Starting at the line containing "Write a Python", copy each line exactly, ending with the line containing "width=0.4, saturation=1, legend=False, ax=ax)". Leave out everything else.

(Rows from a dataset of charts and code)
>>>

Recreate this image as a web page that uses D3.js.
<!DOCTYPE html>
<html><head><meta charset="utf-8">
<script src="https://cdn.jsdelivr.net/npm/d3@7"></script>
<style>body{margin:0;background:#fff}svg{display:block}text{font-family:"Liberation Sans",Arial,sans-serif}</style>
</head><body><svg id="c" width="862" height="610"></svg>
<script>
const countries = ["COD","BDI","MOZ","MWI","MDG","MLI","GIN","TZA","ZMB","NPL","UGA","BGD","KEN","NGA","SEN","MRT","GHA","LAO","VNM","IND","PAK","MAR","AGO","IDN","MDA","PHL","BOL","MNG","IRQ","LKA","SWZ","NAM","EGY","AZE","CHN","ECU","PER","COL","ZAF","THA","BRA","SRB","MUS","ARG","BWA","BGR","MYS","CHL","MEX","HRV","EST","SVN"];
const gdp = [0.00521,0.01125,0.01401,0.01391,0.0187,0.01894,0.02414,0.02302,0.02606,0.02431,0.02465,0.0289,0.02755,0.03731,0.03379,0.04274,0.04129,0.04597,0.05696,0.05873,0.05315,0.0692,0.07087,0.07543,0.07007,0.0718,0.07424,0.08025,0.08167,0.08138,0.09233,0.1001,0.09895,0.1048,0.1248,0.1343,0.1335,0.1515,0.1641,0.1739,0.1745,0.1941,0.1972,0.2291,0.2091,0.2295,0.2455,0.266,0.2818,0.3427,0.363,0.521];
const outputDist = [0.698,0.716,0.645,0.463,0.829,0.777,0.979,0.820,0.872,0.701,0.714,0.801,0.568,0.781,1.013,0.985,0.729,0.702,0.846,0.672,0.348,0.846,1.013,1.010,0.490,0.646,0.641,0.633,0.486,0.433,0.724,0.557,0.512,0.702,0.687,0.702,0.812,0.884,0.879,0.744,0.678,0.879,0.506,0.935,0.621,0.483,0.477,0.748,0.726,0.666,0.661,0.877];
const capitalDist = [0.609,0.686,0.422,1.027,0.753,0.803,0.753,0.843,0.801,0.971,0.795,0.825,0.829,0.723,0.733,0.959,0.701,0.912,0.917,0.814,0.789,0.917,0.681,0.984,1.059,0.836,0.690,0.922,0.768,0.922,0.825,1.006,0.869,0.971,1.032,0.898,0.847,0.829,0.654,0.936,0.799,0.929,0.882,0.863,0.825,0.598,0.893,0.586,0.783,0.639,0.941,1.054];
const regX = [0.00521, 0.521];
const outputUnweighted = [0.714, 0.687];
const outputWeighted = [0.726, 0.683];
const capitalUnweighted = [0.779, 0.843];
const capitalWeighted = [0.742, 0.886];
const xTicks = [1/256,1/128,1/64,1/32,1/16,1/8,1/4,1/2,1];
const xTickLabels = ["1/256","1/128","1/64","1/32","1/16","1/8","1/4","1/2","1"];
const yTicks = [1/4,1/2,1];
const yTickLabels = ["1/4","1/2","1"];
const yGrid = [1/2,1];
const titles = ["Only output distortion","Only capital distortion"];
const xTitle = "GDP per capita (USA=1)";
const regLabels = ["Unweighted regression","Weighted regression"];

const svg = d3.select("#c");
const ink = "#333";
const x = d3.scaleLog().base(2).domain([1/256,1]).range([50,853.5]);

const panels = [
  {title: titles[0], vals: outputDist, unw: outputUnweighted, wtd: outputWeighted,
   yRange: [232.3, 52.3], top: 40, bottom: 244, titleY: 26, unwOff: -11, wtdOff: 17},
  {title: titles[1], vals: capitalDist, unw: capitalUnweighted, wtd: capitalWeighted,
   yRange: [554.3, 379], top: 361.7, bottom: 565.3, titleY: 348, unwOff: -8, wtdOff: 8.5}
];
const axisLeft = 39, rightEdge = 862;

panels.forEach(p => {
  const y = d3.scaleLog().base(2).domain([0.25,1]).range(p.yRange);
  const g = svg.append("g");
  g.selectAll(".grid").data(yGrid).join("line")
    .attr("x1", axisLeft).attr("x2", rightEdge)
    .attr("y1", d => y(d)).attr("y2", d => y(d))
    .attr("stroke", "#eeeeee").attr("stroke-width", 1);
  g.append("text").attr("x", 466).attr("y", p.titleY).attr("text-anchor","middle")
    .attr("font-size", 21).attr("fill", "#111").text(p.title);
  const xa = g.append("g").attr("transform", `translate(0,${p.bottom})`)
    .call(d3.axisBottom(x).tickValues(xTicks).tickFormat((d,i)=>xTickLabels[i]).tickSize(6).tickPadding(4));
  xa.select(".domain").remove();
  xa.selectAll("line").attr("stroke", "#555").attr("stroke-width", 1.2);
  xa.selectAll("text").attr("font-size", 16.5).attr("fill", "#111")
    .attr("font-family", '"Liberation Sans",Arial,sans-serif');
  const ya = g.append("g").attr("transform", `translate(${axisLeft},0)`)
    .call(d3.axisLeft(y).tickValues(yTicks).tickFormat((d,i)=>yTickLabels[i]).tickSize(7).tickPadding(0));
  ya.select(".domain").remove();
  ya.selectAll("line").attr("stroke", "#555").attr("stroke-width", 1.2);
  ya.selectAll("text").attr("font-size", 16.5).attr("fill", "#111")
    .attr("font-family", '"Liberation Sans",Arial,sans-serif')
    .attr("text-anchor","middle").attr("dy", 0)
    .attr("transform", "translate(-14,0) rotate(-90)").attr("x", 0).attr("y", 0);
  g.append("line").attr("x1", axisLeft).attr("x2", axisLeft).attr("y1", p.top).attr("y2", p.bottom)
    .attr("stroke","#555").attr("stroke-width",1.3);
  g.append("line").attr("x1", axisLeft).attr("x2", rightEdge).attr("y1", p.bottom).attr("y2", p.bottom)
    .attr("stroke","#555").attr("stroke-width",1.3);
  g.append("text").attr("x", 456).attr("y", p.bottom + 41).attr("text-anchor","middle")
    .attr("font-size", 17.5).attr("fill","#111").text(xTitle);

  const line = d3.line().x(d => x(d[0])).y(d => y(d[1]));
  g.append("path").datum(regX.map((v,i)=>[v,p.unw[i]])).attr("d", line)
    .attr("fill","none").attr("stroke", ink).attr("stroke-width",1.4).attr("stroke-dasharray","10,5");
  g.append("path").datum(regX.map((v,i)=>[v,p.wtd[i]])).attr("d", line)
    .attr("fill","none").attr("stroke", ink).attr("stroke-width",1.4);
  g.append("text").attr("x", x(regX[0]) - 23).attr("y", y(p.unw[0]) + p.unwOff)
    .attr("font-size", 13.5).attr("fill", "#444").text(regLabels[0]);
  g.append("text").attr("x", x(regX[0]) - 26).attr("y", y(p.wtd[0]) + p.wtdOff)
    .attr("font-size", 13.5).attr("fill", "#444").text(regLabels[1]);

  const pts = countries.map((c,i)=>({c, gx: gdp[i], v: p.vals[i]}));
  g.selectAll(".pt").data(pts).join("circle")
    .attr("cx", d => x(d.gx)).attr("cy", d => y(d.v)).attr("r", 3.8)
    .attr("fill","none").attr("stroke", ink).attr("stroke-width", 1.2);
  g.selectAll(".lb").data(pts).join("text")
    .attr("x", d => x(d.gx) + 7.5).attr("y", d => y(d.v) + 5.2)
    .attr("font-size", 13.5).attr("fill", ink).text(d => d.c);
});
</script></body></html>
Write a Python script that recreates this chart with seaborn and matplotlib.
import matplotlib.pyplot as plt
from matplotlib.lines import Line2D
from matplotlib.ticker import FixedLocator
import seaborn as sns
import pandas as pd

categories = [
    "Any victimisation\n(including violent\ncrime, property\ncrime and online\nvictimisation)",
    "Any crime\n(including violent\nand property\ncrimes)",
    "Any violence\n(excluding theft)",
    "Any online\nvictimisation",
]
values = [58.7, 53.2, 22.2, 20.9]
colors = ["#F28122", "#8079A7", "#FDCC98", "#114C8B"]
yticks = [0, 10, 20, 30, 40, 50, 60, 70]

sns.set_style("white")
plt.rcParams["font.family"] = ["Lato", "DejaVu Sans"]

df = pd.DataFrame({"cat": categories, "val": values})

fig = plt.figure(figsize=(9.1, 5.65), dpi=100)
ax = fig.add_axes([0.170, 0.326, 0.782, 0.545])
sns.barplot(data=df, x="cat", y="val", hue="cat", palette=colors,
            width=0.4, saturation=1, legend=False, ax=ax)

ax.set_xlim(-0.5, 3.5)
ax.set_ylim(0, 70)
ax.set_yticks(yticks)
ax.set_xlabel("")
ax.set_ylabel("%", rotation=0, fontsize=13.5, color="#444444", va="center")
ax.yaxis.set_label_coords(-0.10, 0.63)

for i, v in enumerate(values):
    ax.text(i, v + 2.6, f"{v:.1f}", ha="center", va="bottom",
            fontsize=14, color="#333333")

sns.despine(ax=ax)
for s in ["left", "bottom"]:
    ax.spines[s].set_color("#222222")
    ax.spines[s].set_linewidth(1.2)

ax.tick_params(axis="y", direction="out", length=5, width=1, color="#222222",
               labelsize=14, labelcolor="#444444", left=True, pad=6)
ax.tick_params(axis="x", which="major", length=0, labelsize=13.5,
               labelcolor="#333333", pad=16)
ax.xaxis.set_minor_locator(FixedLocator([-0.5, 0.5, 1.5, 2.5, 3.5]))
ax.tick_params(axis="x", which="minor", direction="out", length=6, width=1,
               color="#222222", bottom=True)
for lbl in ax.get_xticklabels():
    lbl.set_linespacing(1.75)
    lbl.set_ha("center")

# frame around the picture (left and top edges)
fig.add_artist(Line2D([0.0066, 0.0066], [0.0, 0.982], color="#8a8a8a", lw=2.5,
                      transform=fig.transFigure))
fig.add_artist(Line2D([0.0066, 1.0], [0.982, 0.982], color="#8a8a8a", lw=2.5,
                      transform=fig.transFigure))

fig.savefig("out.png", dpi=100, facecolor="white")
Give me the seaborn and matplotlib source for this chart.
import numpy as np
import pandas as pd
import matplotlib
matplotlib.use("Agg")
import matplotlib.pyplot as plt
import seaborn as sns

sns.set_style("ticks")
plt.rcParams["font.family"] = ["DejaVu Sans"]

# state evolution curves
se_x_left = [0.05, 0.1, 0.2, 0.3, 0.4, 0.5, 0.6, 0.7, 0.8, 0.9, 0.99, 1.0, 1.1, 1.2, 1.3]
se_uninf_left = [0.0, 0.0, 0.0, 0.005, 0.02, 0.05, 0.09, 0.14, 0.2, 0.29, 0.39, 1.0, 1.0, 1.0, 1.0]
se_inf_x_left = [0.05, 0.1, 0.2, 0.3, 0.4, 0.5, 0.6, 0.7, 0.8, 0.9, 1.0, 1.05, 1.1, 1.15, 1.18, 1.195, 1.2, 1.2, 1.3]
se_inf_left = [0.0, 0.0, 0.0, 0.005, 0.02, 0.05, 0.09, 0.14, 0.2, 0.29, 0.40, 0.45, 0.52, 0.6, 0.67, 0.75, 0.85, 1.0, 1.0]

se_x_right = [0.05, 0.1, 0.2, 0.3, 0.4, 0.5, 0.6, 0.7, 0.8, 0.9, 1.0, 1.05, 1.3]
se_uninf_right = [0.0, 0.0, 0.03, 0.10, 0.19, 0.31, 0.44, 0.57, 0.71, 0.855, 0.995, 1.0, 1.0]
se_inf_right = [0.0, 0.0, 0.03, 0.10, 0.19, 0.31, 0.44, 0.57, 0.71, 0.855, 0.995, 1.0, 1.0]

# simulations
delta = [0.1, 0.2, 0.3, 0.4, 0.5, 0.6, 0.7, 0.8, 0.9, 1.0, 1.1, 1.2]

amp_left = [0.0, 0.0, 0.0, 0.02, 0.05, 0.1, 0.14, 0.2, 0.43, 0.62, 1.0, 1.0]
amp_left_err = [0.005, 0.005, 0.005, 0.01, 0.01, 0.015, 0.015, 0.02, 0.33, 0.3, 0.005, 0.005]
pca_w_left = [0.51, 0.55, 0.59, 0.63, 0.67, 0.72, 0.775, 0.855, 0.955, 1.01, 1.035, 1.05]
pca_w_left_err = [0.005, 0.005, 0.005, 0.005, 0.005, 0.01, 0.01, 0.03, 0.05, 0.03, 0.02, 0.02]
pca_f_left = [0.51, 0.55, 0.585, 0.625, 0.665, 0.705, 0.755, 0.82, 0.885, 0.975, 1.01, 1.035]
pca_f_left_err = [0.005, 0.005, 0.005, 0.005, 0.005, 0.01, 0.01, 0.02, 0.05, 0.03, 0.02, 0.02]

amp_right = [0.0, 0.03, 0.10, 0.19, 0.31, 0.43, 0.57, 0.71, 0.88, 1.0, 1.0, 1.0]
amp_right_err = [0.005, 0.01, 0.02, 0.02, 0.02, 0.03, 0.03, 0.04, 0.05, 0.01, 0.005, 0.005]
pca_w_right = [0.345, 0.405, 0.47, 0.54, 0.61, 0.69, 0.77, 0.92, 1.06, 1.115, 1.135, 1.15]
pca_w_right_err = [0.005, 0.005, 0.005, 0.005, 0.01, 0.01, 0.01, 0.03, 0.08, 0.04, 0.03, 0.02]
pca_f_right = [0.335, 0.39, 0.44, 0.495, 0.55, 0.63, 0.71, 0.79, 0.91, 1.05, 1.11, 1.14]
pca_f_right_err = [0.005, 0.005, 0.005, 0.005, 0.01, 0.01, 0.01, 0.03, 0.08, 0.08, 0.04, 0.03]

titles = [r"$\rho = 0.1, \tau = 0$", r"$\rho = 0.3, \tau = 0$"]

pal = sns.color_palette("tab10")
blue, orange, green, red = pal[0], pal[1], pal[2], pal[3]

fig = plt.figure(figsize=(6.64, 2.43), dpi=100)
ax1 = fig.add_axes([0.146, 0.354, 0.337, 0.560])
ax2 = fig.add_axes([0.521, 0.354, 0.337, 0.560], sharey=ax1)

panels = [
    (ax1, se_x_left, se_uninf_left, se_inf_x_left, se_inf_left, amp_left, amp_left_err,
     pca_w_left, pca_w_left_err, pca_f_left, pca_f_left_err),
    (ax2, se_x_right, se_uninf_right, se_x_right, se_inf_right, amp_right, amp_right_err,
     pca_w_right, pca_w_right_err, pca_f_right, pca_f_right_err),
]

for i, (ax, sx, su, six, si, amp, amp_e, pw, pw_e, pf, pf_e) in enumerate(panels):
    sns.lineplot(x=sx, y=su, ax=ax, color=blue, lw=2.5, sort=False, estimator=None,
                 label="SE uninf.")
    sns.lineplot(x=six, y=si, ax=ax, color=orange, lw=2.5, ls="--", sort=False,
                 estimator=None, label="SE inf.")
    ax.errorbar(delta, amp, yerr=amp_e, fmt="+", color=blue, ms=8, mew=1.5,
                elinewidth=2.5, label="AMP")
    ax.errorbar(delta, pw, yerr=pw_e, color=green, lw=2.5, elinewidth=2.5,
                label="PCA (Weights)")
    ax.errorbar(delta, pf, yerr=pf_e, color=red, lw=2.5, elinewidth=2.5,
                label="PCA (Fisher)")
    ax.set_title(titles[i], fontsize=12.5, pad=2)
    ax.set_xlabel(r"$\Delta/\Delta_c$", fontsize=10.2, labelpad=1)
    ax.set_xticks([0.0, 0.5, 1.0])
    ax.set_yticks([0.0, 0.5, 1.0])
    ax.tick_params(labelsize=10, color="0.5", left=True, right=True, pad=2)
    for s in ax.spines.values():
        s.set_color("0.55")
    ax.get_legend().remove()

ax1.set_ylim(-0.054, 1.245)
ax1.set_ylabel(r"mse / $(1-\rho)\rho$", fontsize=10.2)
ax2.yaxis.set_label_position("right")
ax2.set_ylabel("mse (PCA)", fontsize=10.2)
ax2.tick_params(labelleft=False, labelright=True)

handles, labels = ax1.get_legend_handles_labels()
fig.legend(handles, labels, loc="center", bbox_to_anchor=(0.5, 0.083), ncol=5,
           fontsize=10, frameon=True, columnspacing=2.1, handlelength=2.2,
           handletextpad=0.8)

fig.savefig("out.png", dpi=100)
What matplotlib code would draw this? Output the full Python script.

<<<

▶ _Response to the task_:
Write a Python script that recreates this chart with seaborn and matplotlib.
import matplotlib.pyplot as plt
from matplotlib.lines import Line2D
from matplotlib.ticker import FixedLocator
import seaborn as sns
import pandas as pd

categories = [
    "Any victimisation\n(including violent\ncrime, property\ncrime and online\nvictimisation)",
    "Any crime\n(including violent\nand property\ncrimes)",
    "Any violence\n(excluding theft)",
    "Any online\nvictimisation",
]
values = [58.7, 53.2, 22.2, 20.9]
colors = ["#F28122", "#8079A7", "#FDCC98", "#114C8B"]
yticks = [0, 10, 20, 30, 40, 50, 60, 70]

sns.set_style("white")
plt.rcParams["font.family"] = ["Lato", "DejaVu Sans"]

df = pd.DataFrame({"cat": categories, "val": values})

fig = plt.figure(figsize=(9.1, 5.65), dpi=100)
ax = fig.add_axes([0.170, 0.326, 0.782, 0.545])
sns.barplot(data=df, x="cat", y="val", hue="cat", palette=colors,
            width=0.4, saturation=1, legend=False, ax=ax)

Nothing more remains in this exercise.